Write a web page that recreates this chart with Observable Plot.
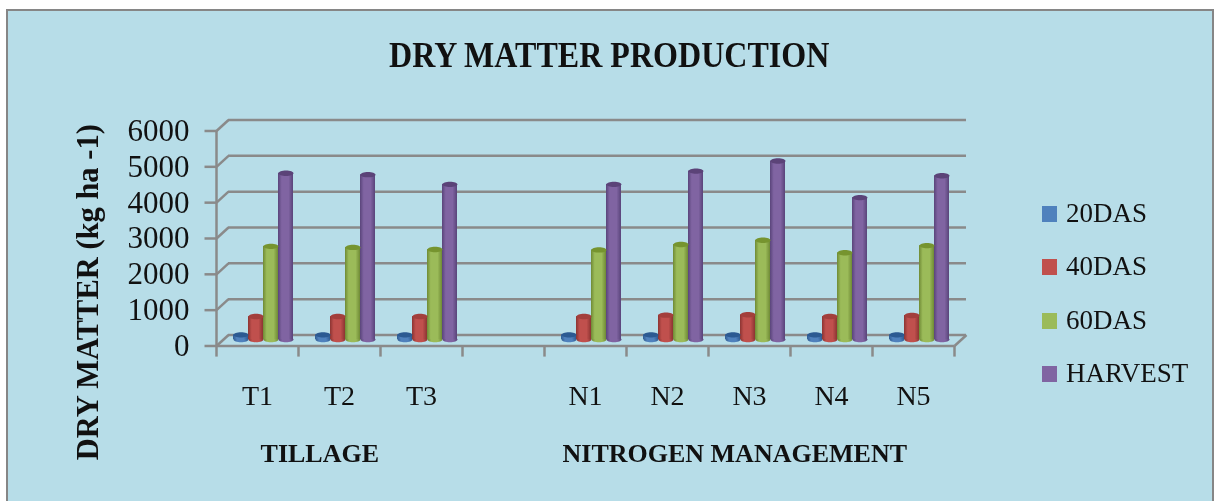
<!DOCTYPE html>
<html>
<head>
<meta charset="utf-8">
<script src="https://cdn.jsdelivr.net/npm/d3@7"></script>
<script src="https://cdn.jsdelivr.net/npm/@observablehq/plot@0.6"></script>
<style>
html,body{margin:0;padding:0;background:#fff;}
#wrap{position:absolute;left:0;top:0;width:1218px;height:501px;overflow:hidden;filter:blur(.45px);}
#card{position:absolute;left:6px;top:9px;width:1208px;height:492px;background:#b7dde8;border:2.5px solid #868686;border-bottom:none;box-sizing:border-box;}
#chart{position:absolute;left:0;top:0;}
#chart svg{background:transparent;display:block;}
.t{position:absolute;font-family:"Liberation Serif",serif;color:#111;white-space:nowrap;}
#title{left:389px;top:34px;font-size:36px;font-weight:bold;transform-origin:left top;transform:scaleX(.89);}
.leg{left:1066px;font-size:27px;}
.sw{position:absolute;left:1042px;width:15px;height:16px;}
</style>
</head>
<body>
<div id="wrap">
<div id="card"></div>
<div id="chart"></div>
<div class="t" id="title">DRY MATTER PRODUCTION</div>
<div id="legend"></div>
</div>
<script>
const categories = ["T1","T2","T3","","N1","N2","N3","N4","N5"];
const series = ["20DAS","40DAS","60DAS","HARVEST"];
const das20 =   [130,130,130,null,130,130,130,130,130];
const das40 =   [640,640,640,null,640,680,690,640,670];
const das60 =   [2600,2570,2510,null,2500,2650,2770,2420,2620];
const harvest = [4640,4600,4330,null,4330,4700,4980,3960,4570];
const yTicks = [0,1000,2000,3000,4000,5000,6000];
const groups = [{label:"TILLAGE",at:1.26},{label:"NITROGEN MANAGEMENT",at:6.32}];
const colors = ["#4f81bd","#c0504d","#9bbb59","#8064a2"];
const darks  = ["#2f5c93","#8c3432","#6f8a35","#59447a"];
const tops   = ["#2c5a92","#a33f3c","#76942f","#5b4378"];

const values = [das20,das40,das60,harvest];
const rows = series.flatMap((s,si)=>categories.map((c,ci)=>({c,ci,s,si,v:values[si][ci]}))).filter(d=>d.v!=null);

// band geometry in x-scale units (1 unit = one category)
const barW = 15/82, barStart = 17/82;
const x1 = d => d.ci + barStart + d.si*barW;
const x2 = d => x1(d) + barW;
const xm = d => x1(d) + barW/2;
// oblique depth of the 3-D floor
const depthX = 12/82, frontV = 181, backV = 125;

// flat ellipse symbol for cylinder caps
const cap = {draw(ctx,size){
  const rx=Math.sqrt(size/Math.PI), ry=rx*0.36, k=0.5523;
  ctx.moveTo(-rx,0);
  ctx.bezierCurveTo(-rx,-k*ry,-k*rx,-ry,0,-ry);
  ctx.bezierCurveTo(k*rx,-ry,rx,-k*ry,rx,0);
  ctx.bezierCurveTo(rx,k*ry,k*rx,ry,0,ry);
  ctx.bezierCurveTo(-k*rx,ry,-rx,k*ry,-rx,0);
  ctx.closePath();
}};

const defs = () => {
  const ns="http://www.w3.org/2000/svg";
  const d=document.createElementNS(ns,"defs");
  colors.forEach((c,i)=>{
    const g=document.createElementNS(ns,"linearGradient");
    g.setAttribute("id","g"+i);
    [[0,darks[i]],[.25,c],[.7,c],[1,darks[i]]].forEach(([o,col])=>{
      const s=document.createElementNS(ns,"stop");
      s.setAttribute("offset",o);s.setAttribute("stop-color",col);g.appendChild(s);
    });
    d.appendChild(g);
  });
  return d;
};

const grey="#8a8a8a";
const xTicks=d3.range(0,10);
const font="Liberation Serif";

const marks=[
  defs,
  // back wall gridlines
  Plot.ruleY(yTicks,{y:d=>d+backV,x1:depthX,x2:9+depthX,stroke:grey,strokeWidth:2.5}),
  // oblique connectors on the side wall
  Plot.link(yTicks,{x1:0,x2:depthX,y1:d=>d-frontV,y2:d=>d+backV,stroke:grey,strokeWidth:2.5}),
  // right floor edge
  Plot.link([0],{x1:9,x2:9+depthX,y1:-frontV,y2:backV,stroke:grey,strokeWidth:2.5}),
  // front floor
  Plot.ruleY([-frontV],{x1:0,x2:9,stroke:grey,strokeWidth:2.5}),
  // front wall axis line
  Plot.ruleX([0],{y1:-frontV,y2:6000-frontV,stroke:grey,strokeWidth:2.5}),
  // y ticks
  Plot.link(yTicks,{x1:-12/82,x2:0,y1:d=>d-frontV,y2:d=>d-frontV,stroke:grey,strokeWidth:2.5}),
  // x ticks
  Plot.ruleX(xTicks,{y1:-frontV,y2:-frontV-310,stroke:grey,strokeWidth:2.5}),
  // bar bases
  ...series.map((s,i)=>Plot.dot(rows.filter(d=>d.si===i),{x:xm,y:0,r:7.5,symbol:cap,fill:`url(#g${i})`,stroke:"none"})),
  // cylinders
  ...series.map((s,i)=>Plot.rectY(rows.filter(d=>d.si===i),{x1,x2,y1:0,y2:"v",fill:`url(#g${i})`})),
  ...series.map((s,i)=>Plot.dot(rows.filter(d=>d.si===i),{x:xm,y:"v",r:7.5,symbol:cap,fill:tops[i],stroke:"none"})),
  // y axis labels
  Plot.axisY({ticks:yTicks,tickSize:0,tickPadding:27,dy:6.5,fontSize:31,fontFamily:font,fill:"#111",label:null,tickFormat:d=>String(d)}),
  // x axis labels
  Plot.axisX({ticks:categories.map((c,i)=>i+.5).filter(i=>categories[i-.5]!==""),tickSize:0,tickPadding:39,fontSize:28,fontFamily:font,fill:"#111",label:null,tickFormat:i=>categories[i-.5]}),
  // group labels
  Plot.text(groups,{x:"at",y:()=>-3180,text:"label",fontSize:26,fontWeight:"bold",fontFamily:font,fill:"#111"}),
  // y axis title
  Plot.text(["DRY MATTER (kg ha -1)"],{frameAnchor:"left",textAnchor:"middle",dx:-128,dy:119,rotate:-90,fontSize:30.5,fontWeight:"bold",fontFamily:font,fill:"#111"})
];

const plot=Plot.plot({
  width:1218,height:501,
  marginLeft:216,marginRight:264,marginTop:0,marginBottom:155.5,
  x:{type:"linear",domain:[0,9],range:[216,954]},
  y:{type:"linear",domain:[0,6000],range:[339,124]},
  style:{background:"transparent"},
  marks
});
document.getElementById("chart").appendChild(plot);

const leg=document.getElementById("legend");
series.forEach((s,i)=>{
  const yy=[214,267,321,374][i];
  const sw=document.createElement("div");sw.className="sw";sw.style.top=(yy-8)+"px";sw.style.background=colors[i];leg.appendChild(sw);
  const t=document.createElement("div");t.className="t leg";t.textContent=s;t.style.top=(yy-16)+"px";leg.appendChild(t);
});
</script>
</body>
</html>
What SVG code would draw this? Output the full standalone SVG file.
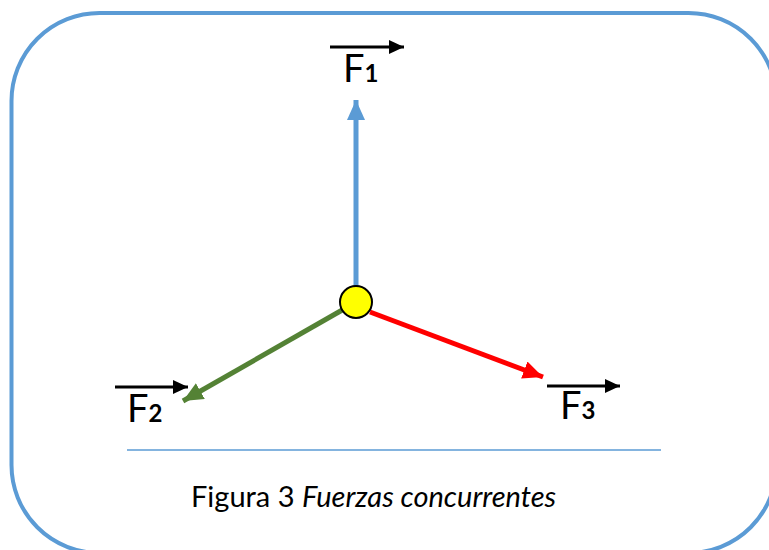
<svg xmlns="http://www.w3.org/2000/svg" width="769" height="550" viewBox="0 0 769 550">
<style>
.lbl{font-family:Lato,"Open Sans","Liberation Sans",sans-serif;font-size:38px;fill:#000}
.sub{font-size:24px;font-weight:bold}
.cap{font-family:Lato,"Open Sans","Liberation Sans",sans-serif;font-size:29px;fill:#000}
.vec{stroke:#000;stroke-width:3;fill:none}
</style>
<defs>
<marker id="hb" markerUnits="userSpaceOnUse" markerWidth="22" markerHeight="18" refX="20" refY="9" orient="auto"><path d="M0,0 L20,9 L0,18 z" fill="#5B9BD5"/></marker>
<marker id="hg" markerUnits="userSpaceOnUse" markerWidth="22" markerHeight="18" refX="20" refY="9" orient="auto"><path d="M0,0 L20,9 L0,18 z" fill="#548235"/></marker>
<marker id="hr" markerUnits="userSpaceOnUse" markerWidth="22" markerHeight="18" refX="20" refY="9" orient="auto"><path d="M0,0 L20,9 L0,18 z" fill="#FF0000"/></marker>
<marker id="hk" markerUnits="userSpaceOnUse" markerWidth="16" markerHeight="14" refX="15" refY="7" orient="auto"><path d="M0,0 L15,7 L0,14 z" fill="#000"/></marker>
</defs>
<rect x="11.5" y="13" width="765" height="540" rx="88" ry="88" fill="#fff" stroke="#5B9BD5" stroke-width="4"/>
<line x1="127" y1="450" x2="661" y2="450" stroke="#5B9BD5" stroke-width="1.5"/>
<g id="connectors">
<line x1="356" y1="290" x2="356" y2="100" stroke="#5B9BD5" stroke-width="5" marker-end="url(#hb)"/>
<line x1="344" y1="309" x2="183" y2="401" stroke="#548235" stroke-width="5" marker-end="url(#hg)"/>
<line x1="370" y1="312" x2="543" y2="377" stroke="#FF0000" stroke-width="5" marker-end="url(#hr)"/>
</g>
<g id="center"><circle cx="356" cy="302" r="16" fill="#FFFF00" stroke="#000" stroke-width="2"/></g>
<g id="F1">
<line class="vec" x1="330" y1="47" x2="404" y2="47" marker-end="url(#hk)"/>
<text class="lbl" x="343" y="82">F<tspan class="sub">1</tspan></text>
</g>
<g id="F2">
<line class="vec" x1="115" y1="387" x2="188" y2="387" marker-end="url(#hk)"/>
<text class="lbl" x="127" y="422">F<tspan class="sub">2</tspan></text>
</g>
<g id="F3">
<line class="vec" x1="547" y1="386" x2="620" y2="386" marker-end="url(#hk)"/>
<text class="lbl" x="560" y="419">F<tspan class="sub">3</tspan></text>
</g>
<g id="caption">
<text class="cap" x="191" y="507">Figura 3 <tspan font-style="italic">Fuerzas concurrentes</tspan></text>
</g>
</svg>
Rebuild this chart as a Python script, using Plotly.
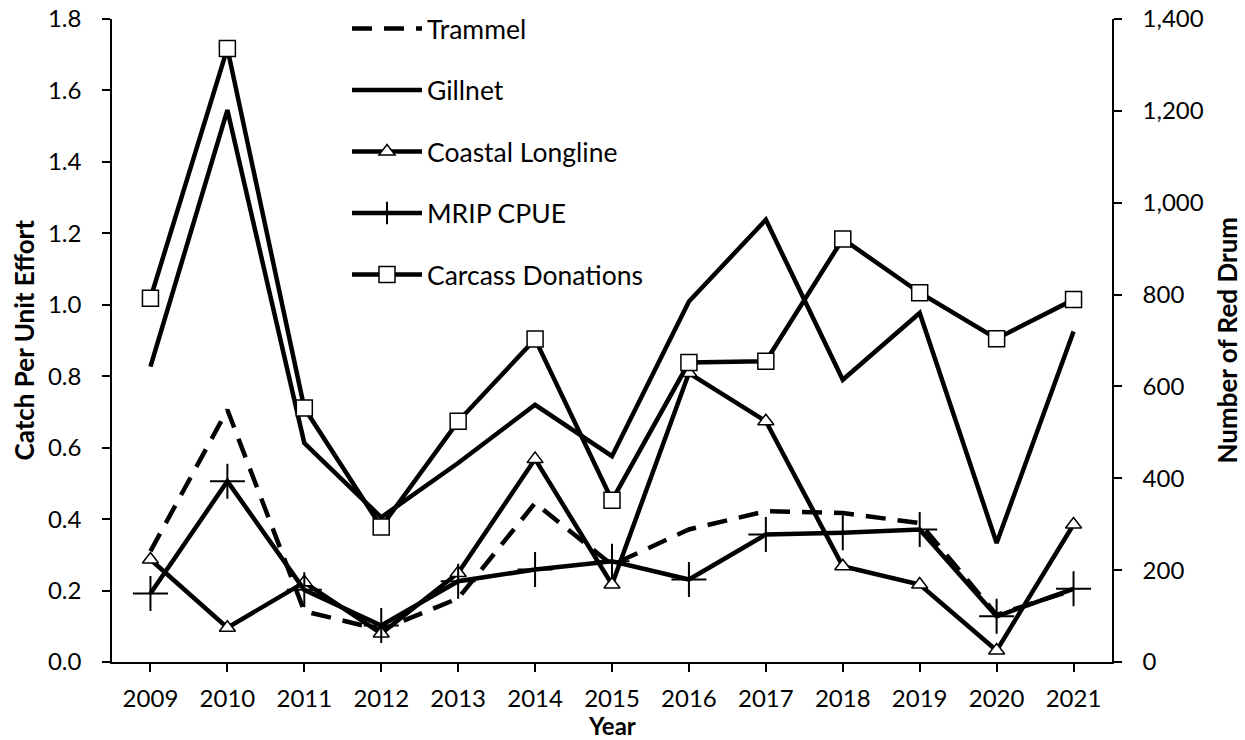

━━━━━━━━━━

In the entries above, find lines with "draw" and copy each.

REPLY ▸
const cap = {draw(ctx,size){
What SVG code would draw this? Output the full standalone SVG file.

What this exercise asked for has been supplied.